2008年8月

一年生になったうちの長男が初めて夏休みの宿題をもらって帰ってきました。始めのうちは楽しいばかりだった夏休みも、お盆の頃ともなればそろそろ宿題が9月までにできるかどうか少々不安になったりした思い出を持つ方も多いと思います。私たちの子供の頃は自宅も図書館もエアコン完備などではなくて、扇風機にあたりながら汗をたらして宿題をしていた記憶があります。
 今年の夏は早くも凄まじい暑さが到来しています。田んぼや畑に建設現場といった屋外や、工場・ビルの一隅など高温のもとで仕事をされる方々のご苦労は大変なものでしょう。

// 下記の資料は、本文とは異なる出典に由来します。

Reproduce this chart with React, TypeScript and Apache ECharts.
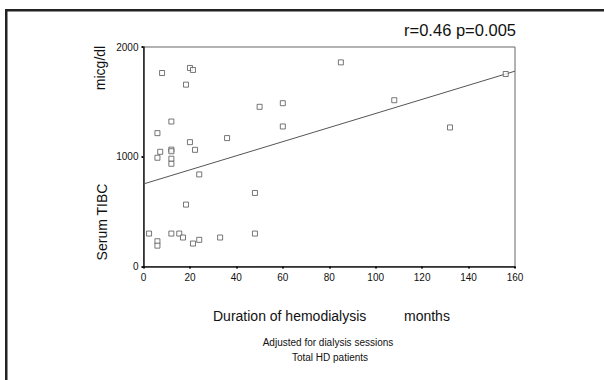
import React, { useEffect, useRef } from "react";
import * as echarts from "echarts";

// Duration of hemodialysis (months) and serum TIBC (micg/dl) per patient
const durationMonths = [
  2.4, 6, 6, 12, 15.4, 17, 21.3, 24, 33, 48, 48, 18.3, 24, 6, 7.2, 12, 12, 12, 12,
  22.2, 20, 6, 12, 36, 50, 60, 60, 8, 18.3, 20, 21.3, 85, 108, 132, 156,
];
const serumTibc = [
  300, 230, 190, 300, 300, 264, 209, 243, 264, 300, 670, 564, 839, 991, 1045, 1065,
  1050, 982, 936, 1063, 1133, 1215, 1321, 1170, 1455, 1488, 1276, 1763, 1657, 1809,
  1791, 1860, 1515, 1267, 1754,
];
// Fitted regression line end points
const fitX = [0, 160];
const fitY = [752, 1780];

const xTicks = [0, 20, 40, 60, 80, 100, 120, 140, 160];
const yTicks = [0, 1000, 2000];

const FONT = "'Liberation Sans', Arial, sans-serif";

export default function App() {
  const ref = useRef<HTMLDivElement>(null);

  useEffect(() => {
    if (!ref.current) return;
    const chart = echarts.init(ref.current, null, { renderer: "svg" });
    const points = durationMonths.map((x, i) => [x, serumTibc[i]]);
    const fit = fitX.map((x, i) => [x, fitY[i]]);

    chart.setOption({
      animation: false,
      backgroundColor: "#fff",
      textStyle: { fontFamily: FONT },
      grid: {
        left: 143.5,
        right: 89,
        top: 47,
        bottom: 113.5,
        show: true,
        borderColor: "#666",
        borderWidth: 1,
        backgroundColor: "transparent",
      },
      xAxis: {
        type: "value",
        min: xTicks[0],
        max: xTicks[xTicks.length - 1],
        interval: 20,
        splitLine: { show: false },
        axisLine: { show: true, onZero: false, lineStyle: { color: "#222", width: 1.5 } },
        axisTick: { show: true, length: 2, lineStyle: { color: "#111", width: 2 } },
        axisLabel: {
          color: "#111",
          fontSize: 10,
          margin: 6,
          fontFamily: FONT,
          formatter: (v: number) => String(v),
        },
      },
      yAxis: {
        type: "value",
        min: yTicks[0],
        max: yTicks[yTicks.length - 1],
        interval: 1000,
        splitLine: { show: false },
        axisLine: { show: true, onZero: false, lineStyle: { color: "#222", width: 1.5 } },
        axisTick: { show: true, length: 2, lineStyle: { color: "#111", width: 2 } },
        axisLabel: {
          color: "#111",
          fontSize: 10,
          margin: 5,
          fontFamily: FONT,
          formatter: (v: number) => String(v),
        },
      },
      series: [
        {
          type: "line",
          data: fit,
          symbol: "none",
          lineStyle: { color: "#555", width: 1 },
          silent: true,
          z: 2,
        },
        {
          type: "scatter",
          data: points,
          symbol: "rect",
          symbolSize: 5,
          itemStyle: { color: "#fff", borderColor: "#555", borderWidth: 1 },
          z: 3,
        },
      ],
      graphic: [
        // outer frame (top and left edges)
        { type: "rect", shape: { x: 5, y: 9, width: 600, height: 2.5 }, style: { fill: "#222" } },
        { type: "rect", shape: { x: 5, y: 9, width: 2.5, height: 372 }, style: { fill: "#222" } },
        {
          type: "text",
          x: 516,
          y: 30,
          style: {
            text: "r=0.46 p=0.005",
            fontSize: 16.5,
            fontFamily: FONT,
            fill: "#111",
            align: "right",
            verticalAlign: "middle",
          },
        },
        {
          type: "text",
          x: 100,
          y: 68,
          rotation: Math.PI / 2,
          style: {
            text: "micg/dl",
            fontSize: 14,
            fontFamily: FONT,
            fill: "#111",
            align: "center",
            verticalAlign: "middle",
          },
        },
        {
          type: "text",
          x: 102,
          y: 222,
          rotation: Math.PI / 2,
          style: {
            text: "Serum TIBC",
            fontSize: 14,
            fontFamily: FONT,
            fill: "#111",
            align: "center",
            verticalAlign: "middle",
          },
        },
        {
          type: "text",
          x: 213,
          y: 316,
          style: {
            text: "Duration of hemodialysis",
            fontSize: 14,
            fontFamily: FONT,
            fill: "#111",
            align: "left",
            verticalAlign: "middle",
          },
        },
        {
          type: "text",
          x: 404,
          y: 316,
          style: {
            text: "months",
            fontSize: 14,
            fontFamily: FONT,
            fill: "#111",
            align: "left",
            verticalAlign: "middle",
          },
        },
        {
          type: "text",
          x: 328,
          y: 342,
          style: {
            text: "Adjusted for dialysis sessions",
            fontSize: 10,
            fontFamily: FONT,
            fill: "#111",
            align: "center",
            verticalAlign: "middle",
          },
        },
        {
          type: "text",
          x: 330,
          y: 357,
          style: {
            text: "Total HD patients",
            fontSize: 10,
            fontFamily: FONT,
            fill: "#111",
            align: "center",
            verticalAlign: "middle",
          },
        },
      ],
    });

    return () => chart.dispose();
  }, []);

  return (
    <div
      ref={ref}
      style={{ position: "fixed", left: 0, top: 0, width: 604, height: 380, background: "#fff" }}
    />
  );
}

私など空調の効いた病院の中で仕事をさせてもらっているのが何だか申し訳ないような気さえしてきます。この夏上昇しているのは気温ばかりではなく、原油や小麦などの値上がりにつれてガソリンや食料品の値段も上がる一方です。上がらなくてもいいものばかりが上がってくれて、出るのはため息ばかりということが増えたかも知れません。
 汗水たらすという言葉はよく働くことの形容として昔から使われています。一方で研究職や金融関係、精密機械にコンピューター分野など、屋内での仕事も現代では重要さを増してきています。海外から石油や小麦を日本が買うためのお金も、少なからぬ部分がこうした仕事場から生まれています。医療もまた然りで、治療を行うのも研修や勉強をするのも大体が部屋の中ですが仕事の重要さは他の分野にひけをとりません。暑いところで本当に汗を流しておられる方々や、米や魚など大切な食べ物に関わる仕事をされている方々には感謝をしながらも、自分の持ち場で自分の本分をしっかりと果たしていくことが大切なのでしょう。
 今の子供たちがみんな汗をたらしながら夏休みの宿題をしているのかどうかは分かりませんが、子供や若い人たちの勉学や教育を奨励することが社会の将来を支えることになるのは間違いありません。仕事で汗を流すことや勉強することを厭わない姿勢は、大人が背中で示さねばならないのでしょうか。